■ Prompt ■
Copy out every line of the records where the string "that" occurs.

■ Provided records ■
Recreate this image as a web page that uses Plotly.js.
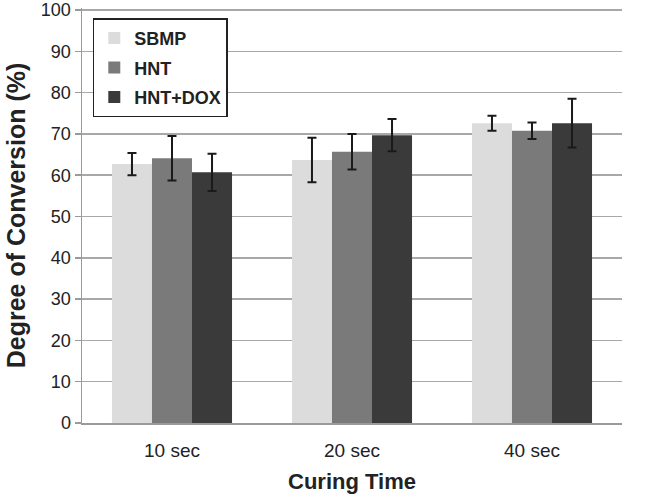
--
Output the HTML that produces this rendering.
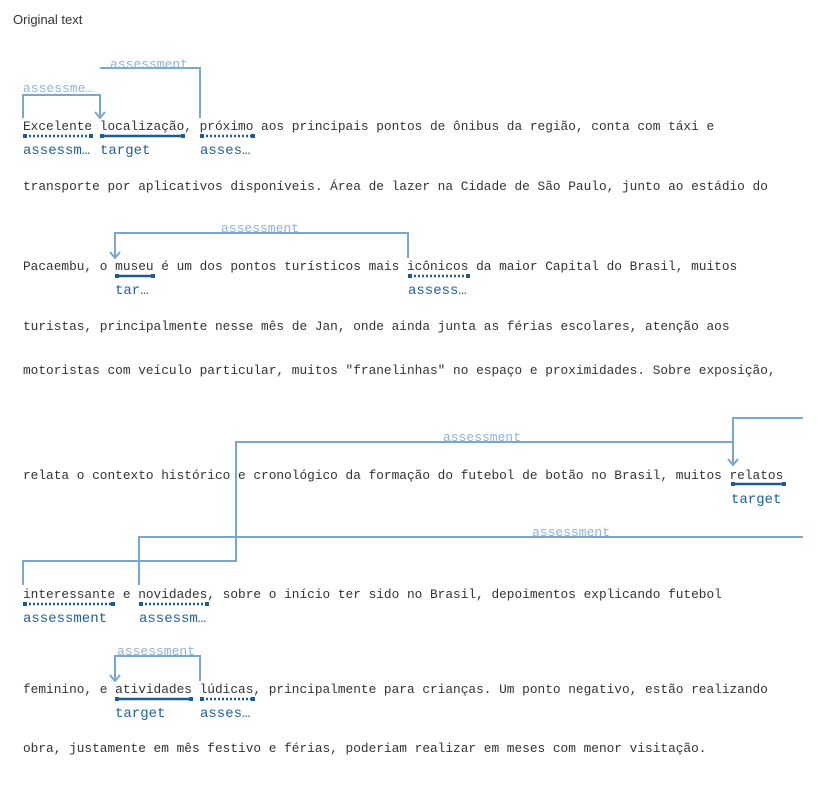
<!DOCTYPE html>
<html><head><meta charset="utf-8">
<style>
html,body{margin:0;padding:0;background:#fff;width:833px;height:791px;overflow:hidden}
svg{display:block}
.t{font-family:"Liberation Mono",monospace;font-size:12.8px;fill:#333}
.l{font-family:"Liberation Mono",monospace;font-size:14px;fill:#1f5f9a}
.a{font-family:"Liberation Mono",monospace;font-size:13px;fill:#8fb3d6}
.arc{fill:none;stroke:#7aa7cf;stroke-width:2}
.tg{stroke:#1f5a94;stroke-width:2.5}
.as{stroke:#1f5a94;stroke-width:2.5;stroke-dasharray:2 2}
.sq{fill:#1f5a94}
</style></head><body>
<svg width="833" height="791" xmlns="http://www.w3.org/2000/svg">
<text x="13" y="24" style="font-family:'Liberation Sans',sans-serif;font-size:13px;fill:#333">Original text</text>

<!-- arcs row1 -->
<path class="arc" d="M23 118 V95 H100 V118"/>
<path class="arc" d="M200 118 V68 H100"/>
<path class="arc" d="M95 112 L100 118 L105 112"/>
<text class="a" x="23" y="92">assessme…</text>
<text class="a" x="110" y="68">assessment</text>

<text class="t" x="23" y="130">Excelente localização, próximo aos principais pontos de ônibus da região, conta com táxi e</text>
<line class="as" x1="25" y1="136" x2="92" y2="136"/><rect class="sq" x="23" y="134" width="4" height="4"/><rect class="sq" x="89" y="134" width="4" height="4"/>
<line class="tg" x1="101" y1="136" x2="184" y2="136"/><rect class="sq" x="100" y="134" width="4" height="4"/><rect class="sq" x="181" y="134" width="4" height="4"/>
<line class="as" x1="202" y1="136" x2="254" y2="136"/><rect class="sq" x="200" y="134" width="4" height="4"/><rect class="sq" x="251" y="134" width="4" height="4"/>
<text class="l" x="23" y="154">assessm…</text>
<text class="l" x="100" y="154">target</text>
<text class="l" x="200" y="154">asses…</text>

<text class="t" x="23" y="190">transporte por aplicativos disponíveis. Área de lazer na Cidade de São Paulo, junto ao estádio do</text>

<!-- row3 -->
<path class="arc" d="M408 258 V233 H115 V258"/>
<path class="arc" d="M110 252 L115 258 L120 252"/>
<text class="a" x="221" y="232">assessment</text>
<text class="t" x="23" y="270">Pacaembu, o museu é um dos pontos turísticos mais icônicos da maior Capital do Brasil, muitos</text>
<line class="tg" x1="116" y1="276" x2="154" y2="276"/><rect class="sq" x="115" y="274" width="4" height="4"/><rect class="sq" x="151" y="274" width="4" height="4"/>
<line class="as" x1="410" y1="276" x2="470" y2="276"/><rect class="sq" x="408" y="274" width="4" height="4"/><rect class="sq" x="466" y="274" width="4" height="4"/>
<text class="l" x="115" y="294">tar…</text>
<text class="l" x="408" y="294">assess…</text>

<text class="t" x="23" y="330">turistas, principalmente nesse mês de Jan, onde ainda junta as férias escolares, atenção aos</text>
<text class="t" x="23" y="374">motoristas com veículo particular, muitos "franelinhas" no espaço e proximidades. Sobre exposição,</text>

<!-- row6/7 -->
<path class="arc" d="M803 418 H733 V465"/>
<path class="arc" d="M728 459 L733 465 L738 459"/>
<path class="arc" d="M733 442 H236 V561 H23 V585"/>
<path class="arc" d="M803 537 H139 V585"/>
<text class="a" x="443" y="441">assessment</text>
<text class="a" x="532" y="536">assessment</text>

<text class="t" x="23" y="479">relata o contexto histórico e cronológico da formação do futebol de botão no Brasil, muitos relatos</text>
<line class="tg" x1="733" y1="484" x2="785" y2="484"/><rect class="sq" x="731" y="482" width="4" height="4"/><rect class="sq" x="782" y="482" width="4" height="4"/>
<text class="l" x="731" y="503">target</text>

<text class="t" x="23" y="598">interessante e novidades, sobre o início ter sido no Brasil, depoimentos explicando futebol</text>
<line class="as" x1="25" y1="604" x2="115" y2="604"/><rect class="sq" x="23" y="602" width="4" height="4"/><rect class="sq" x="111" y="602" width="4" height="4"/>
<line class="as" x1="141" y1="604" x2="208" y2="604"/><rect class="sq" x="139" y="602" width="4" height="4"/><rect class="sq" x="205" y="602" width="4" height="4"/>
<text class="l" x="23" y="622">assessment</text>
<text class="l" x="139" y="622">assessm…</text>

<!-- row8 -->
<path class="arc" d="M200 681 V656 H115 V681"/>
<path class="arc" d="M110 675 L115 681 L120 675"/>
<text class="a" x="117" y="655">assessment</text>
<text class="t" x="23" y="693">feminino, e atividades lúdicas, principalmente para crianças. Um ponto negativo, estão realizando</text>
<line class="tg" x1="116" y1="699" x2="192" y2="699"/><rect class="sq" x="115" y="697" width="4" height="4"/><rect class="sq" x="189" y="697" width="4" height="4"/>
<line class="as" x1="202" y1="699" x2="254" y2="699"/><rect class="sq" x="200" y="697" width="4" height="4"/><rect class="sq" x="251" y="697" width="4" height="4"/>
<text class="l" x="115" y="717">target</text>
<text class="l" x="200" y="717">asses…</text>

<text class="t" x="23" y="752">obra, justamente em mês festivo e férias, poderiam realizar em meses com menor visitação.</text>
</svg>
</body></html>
...
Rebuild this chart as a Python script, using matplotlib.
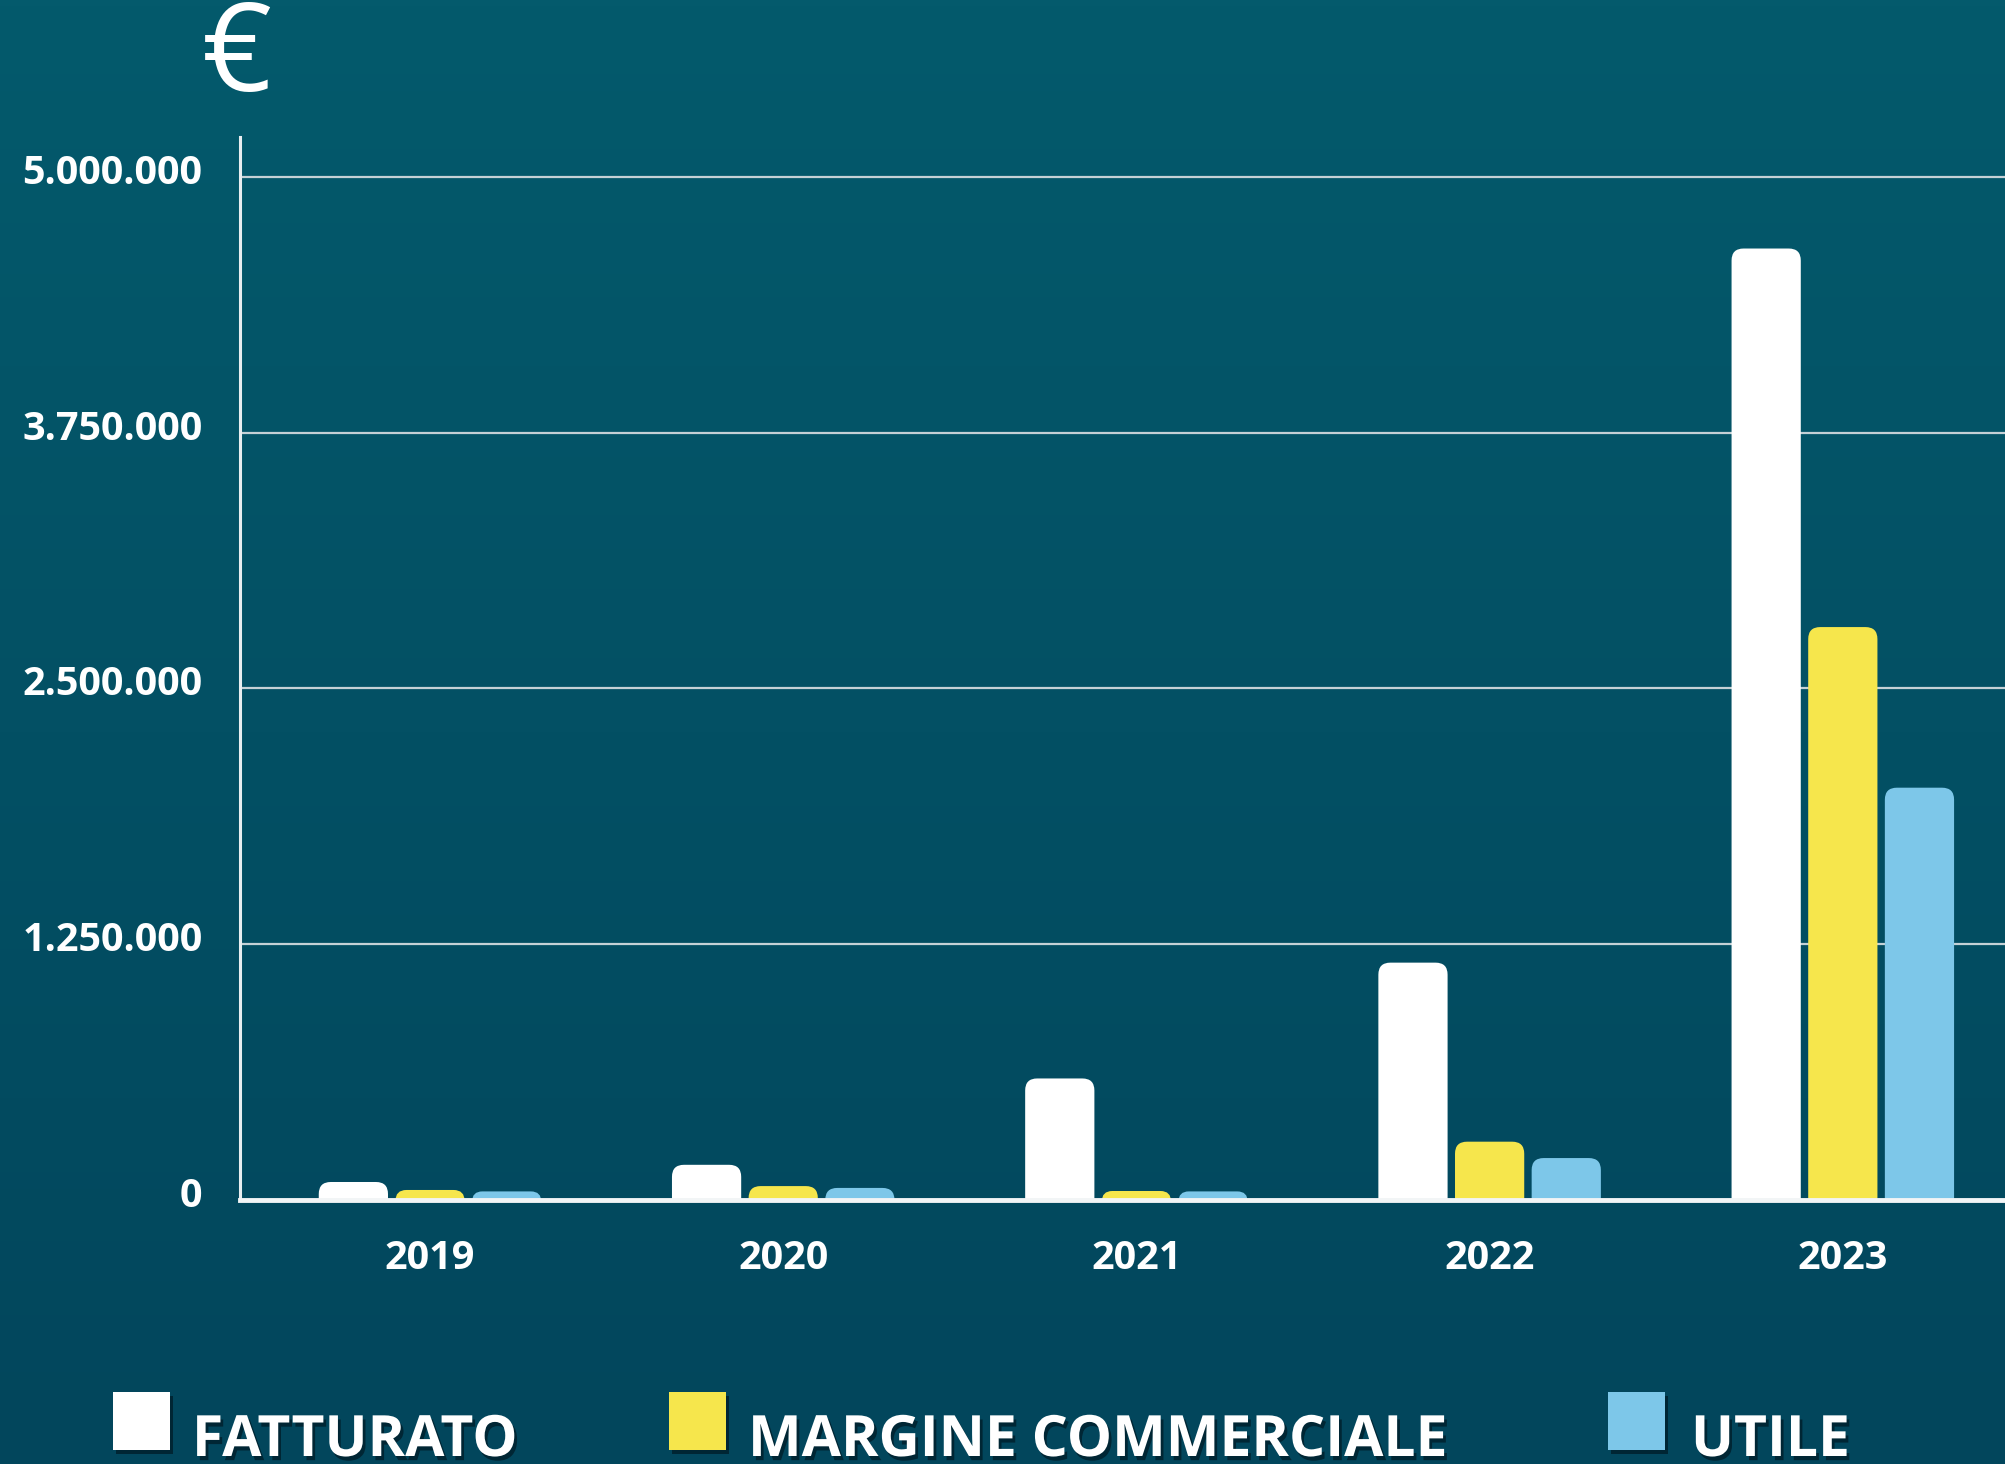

■ Output of the exercise ■
Recreate this image as a web page that uses Plotly.js.
Output the HTML that produces this rendering.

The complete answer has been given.